As used herein “paraffin”, “wax” or “paraffin wax” primarily refers to aliphatic hydrocarbons (both straight and branched chain) that change state from liquid to solid during conventional oil production and processing operations, for example. In addition to aliphatics, field deposits usually contain aromatic, naphthenic, resin, and asphaltenic molecules as well. The combined mass is called “wax”. Paraffin waxes usually melt between ˜43-71 C (110-160 F). Field waxes contain molecules that can have melting points in excess of ˜93 C (200 F). Definition adopted by Kosta J. Leontaritis, “The Asphaltene and Wax Deposition Envelopes”, Fuel Science and Technology International, Vol. 14, Issue 1 & 2, pp. 13-39, 1996.
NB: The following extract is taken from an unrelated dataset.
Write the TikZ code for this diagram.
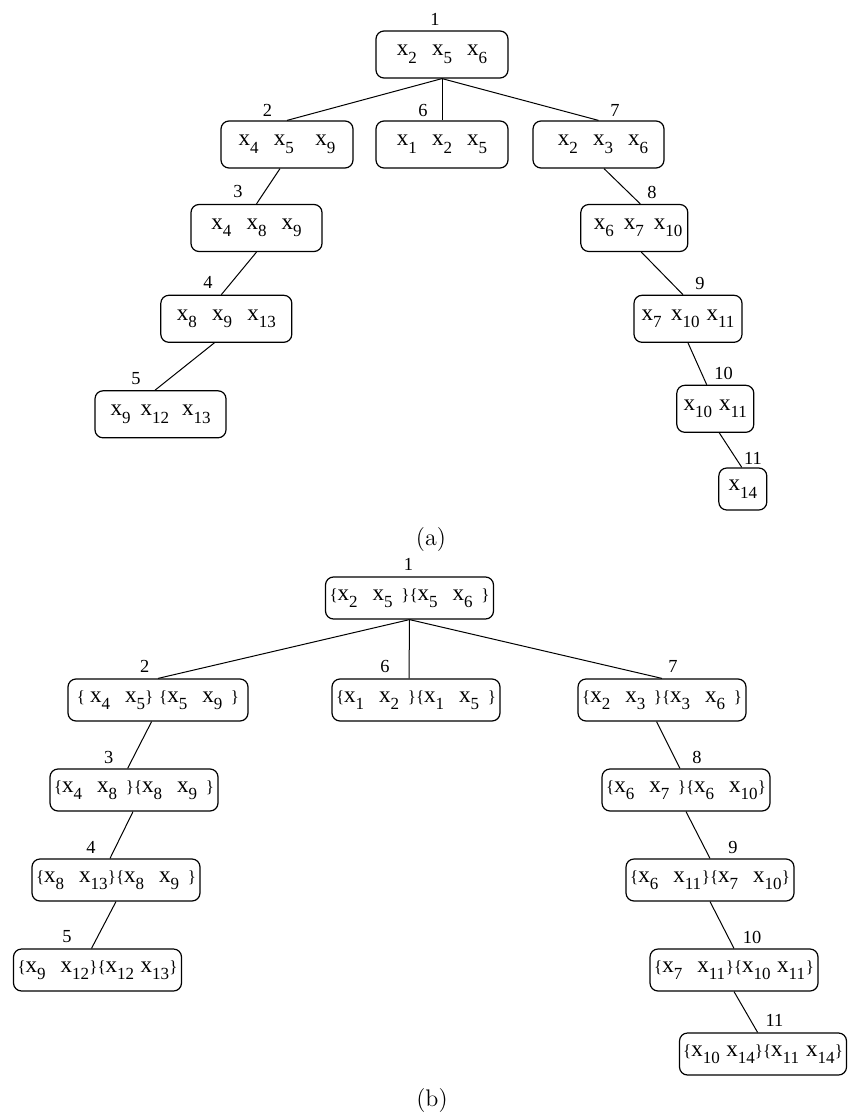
\documentclass[tikz,border=0pt]{standalone}
\usepackage{fontspec}
\newfontfamily\tnr{Liberation Serif}
\newcommand\xx[1]{x\raisebox{-3.8pt}{\fontsize{8.5}{9}\selectfont #1}}
\newcommand\xs[1]{\makebox[14.3pt][l]{\xx{#1}}}
\newcommand\lb{{\fontsize{8.5}{9}\selectfont\{}}
\newcommand\rb{{\fontsize{8.5}{9}\selectfont\}}}
\newcommand\gp{\hspace{7.6pt}}
\newcommand\gb{\hspace{3.2pt}}
\tikzset{
  tbox/.style={draw, rounded corners=4pt, inner sep=0pt, line width=0.6pt,
    minimum height=23.5pt, font=\tnr\fontsize{11.5}{13}\selectfont},
  bbox/.style={draw, rounded corners=4pt, inner sep=0pt, line width=0.6pt,
    minimum height=21pt, minimum width=84pt, font=\tnr\fontsize{11.5}{13}\selectfont},
  lbl/.style={inner sep=0pt, font=\tnr\fontsize{9.2}{10}\selectfont},
  conn/.style={line width=0.5pt},
  captxt/.style={inner sep=0pt, font=\fontsize{12}{14}\selectfont}
}
\begin{document}
\begin{tikzpicture}[x=0.5pt, y=-0.5pt]
\useasboundingbox (0,0) rectangle (847,1117);
% ---------- (a) ----------
\node[tbox, minimum width=66pt] (a1) at (442,54.5) {\xx2\gp\xx5\gp\xx6};
\node[tbox, minimum width=66pt] (a2) at (287,144.5) {\xx4\gp\xx5\hspace{10.8pt}\xx9\hspace{5.3pt}};
\node[tbox, minimum width=66pt] (a6) at (442,144.5) {\xx1\gp\xx2\gp\xx5};
\node[tbox, minimum width=65.5pt] (a7) at (598.5,144.5) {\hspace{4.5pt}\xx2\gp\xx3\gp\xx6};
\node[tbox, minimum width=65.5pt] (a3) at (256.5,228) {\xx4\gp\xx8\gp\xx9};
\node[tbox, minimum width=65.5pt] (a4) at (226.3,318.8) {\xx8\gp\xx9\gp\xx{13}\hspace{3.3pt}};
\node[tbox, minimum width=65.5pt] (a5) at (160.5,414.3) {\xx9\hspace{5pt}\xx{12}\hspace{6.5pt}\xx{13}\hspace{3pt}};
\node[tbox, minimum width=53.5pt] (a8) at (634.3,228) {\hspace{3.7pt}\xx6\hspace{5pt}\xx7\hspace{5pt}\xx{10}};
\node[tbox, minimum width=54pt] (a9) at (688,318.8) {\xx7\hspace{4.7pt}\xx{10}\hspace{3.5pt}\xx{11}};
\node[tbox, minimum width=38.5pt] (a10) at (715.3,408.8) {\xx{10}\hspace{3.5pt}\xx{11}};
\node[tbox, minimum width=24pt, minimum height=21pt] (a11) at (742.8,489) {\xx{14}\hspace{3pt}};
\node[lbl] (la1) at (435,19) {1};
\node[lbl] (la2) at (267.5,110.5) {2};
\node[lbl] (la6) at (423,110.5) {6};
\node[lbl] (la7) at (615,110.5) {7};
\node[lbl] (la3) at (238,192) {3};
\node[lbl] (la4) at (208,282) {4};
\node[lbl] (la5) at (136,379) {5};
\node[lbl] (la8) at (652,192) {8};
\node[lbl] (la9) at (700,283.7) {9};
\node[lbl] (la10) at (723.5,373.3) {10};
\node[lbl] (la11) at (753,458.3) {11};
\draw[conn] (a1.south) -- (a2.north);
\draw[conn] (a1.south) -- (a6.north);
\draw[conn] (a1.south) -- (a7.north);
\draw[conn] ([xshift=-3.5pt]a2.south) -- (a3.north);
\draw[conn] (a3.south) -- ([xshift=-2.5pt]a4.north);
\draw[conn] ([xshift=-6pt]a4.south) -- ([xshift=-2.75pt]a5.north);
\draw[conn] ([xshift=2.75pt]a7.south) -- ([xshift=3pt]a8.north);
\draw[conn] ([xshift=3.5pt]a8.south) -- ([xshift=-2.5pt]a9.north);
\draw[conn] (a9.south) -- ([xshift=-4.3pt]a10.north);
\draw[conn] ([xshift=2pt]a10.south) -- ([xshift=-0.5pt]a11.north);
\node[captxt] (capa) at (431,540) {(a)};
% ---------- (b) ----------
\node[bbox] (b1) at (409.5,598) {\lb\xs2\gb\xs5\rb\lb\xs5\gb\xs6\rb};
\node[bbox, minimum width=90pt] (b2) at (158,700) {\lb\hspace{2.5pt}\xs4\gb\xx5\rb\hspace{3pt}\lb\xs5\gb\xs9\rb};
\node[bbox] (b6) at (416,700) {\lb\xs1\gb\xs2\rb\lb\xs1\gb\xs5\rb};
\node[bbox] (b7) at (662,700) {\lb\xs2\gb\xs3\rb\lb\xs3\gb\xs6\rb};
\node[bbox] (b3) at (134,790) {\lb\xs4\gb\xs8\rb\lb\xs8\gb\xs9\rb};
\node[bbox] (b4) at (116,880) {\lb\xs8\gb\xs{13}\rb\lb\xs8\gb\xs9\rb};
\node[bbox] (b5) at (97.5,970) {\lb\xs9\gb\xs{12}\rb\lb\xs{12}\gb\xs{13}\rb};
\node[bbox] (b8) at (686,790) {\lb\xs6\gb\xs7\rb\lb\xs6\gb\xs{10}\rb};
\node[bbox] (b9) at (710,880) {\lb\xs6\gb\xs{11}\rb\lb\xs7\gb\xs{10}\rb};
\node[bbox] (b10) at (734,970) {\lb\xs7\gb\xs{11}\rb\lb\xs{10}\gb\xs{11}\rb};
\node[bbox, minimum width=83.5pt] (b11) at (763,1054) {\lb\xs{10}\gb\xs{14}\rb\lb\xs{11}\gb\xs{14}\rb};
\node[lbl] (lb1) at (408.5,564) {1};
\node[lbl] (lb2) at (144.7,666) {2};
\node[lbl] (lb6) at (385,666) {6};
\node[lbl] (lb7) at (673,666) {7};
\node[lbl] (lb3) at (108.7,757) {3};
\node[lbl] (lb4) at (91,847) {4};
\node[lbl] (lb5) at (67,937) {5};
\node[lbl] (lb8) at (697,757) {8};
\node[lbl] (lb9) at (733,847) {9};
\node[lbl] (lb10) at (752,937) {10};
\node[lbl] (lb11) at (774.5,1020.5) {11};
\draw[conn] (b1.south) -- (b2.north);
\draw[conn] (b1.south) -- ([xshift=-3.5pt]b6.north);
\draw[conn] (b1.south) -- (b7.north);
\draw[conn] ([xshift=-3.2pt]b2.south) -- ([xshift=-3.2pt]b3.north);
\draw[conn] ([xshift=-0.5pt]b3.south) -- ([xshift=-3pt]b4.north);
\draw[conn] (b4.south) -- ([xshift=-3pt]b5.north);
\draw[conn] ([xshift=-2.7pt]b7.south) -- ([xshift=-3pt]b8.north);
\draw[conn] (b8.south) -- (b9.north);
\draw[conn] (b9.south) -- (b10.north);
\draw[conn] (b10.south) -- ([xshift=-2.7pt]b11.north);
\node[captxt] (capb) at (432,1100) {(b)};
\end{tikzpicture}
\end{document}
Embodiments of the present invention relate to use of thermal energy to increase recovery of subterranean hydrocarbons and ultimately to increase hydrocarbon recovery from a specific formation or strata. The embodiments of this invention, for example, direct energy where it is most efficiently utilized in the near bottom hole, well bore, near well bore, and far afield in the formation from the well bore. The example embodiments outlined in the present disclosure are directed toward deep (>300 m (˜1000 ft)) paraffin and asphaltene scale and its treatment. However, embodiments of the present invention may also find use with, for example, but not limited to, horizontal wells, heavy oil production, high paraffin content crude oil production, oil sands production, high kerogen strata such as oil shale where increases in local temperature result in significant changes in fluid viscosity, hydraulic fracturing and enhanced oil recovery by flooding due to the nature of the products of reaction.


In one embodiment the energy is released down hole near the perforations in the wellbore and the reaction products are comingled with the fluids produced from a formation resulting in increased temperature and better flow assurance of formation fluids including hydrocarbons up the production tubing and/or wellbore to the surface of the earth. In another embodiment the energy is released partially in the well bore near the perforations through the well casing allowing fluid communication between the wellbore and the formation and also near the well bore out into the formation depending on flow rates and reaction rates. This release of energy results, for example, in near wellbore heating of fluids, and after a heat soaking period the reaction products and formation hydrocarbons are then produced to the surface of the earth.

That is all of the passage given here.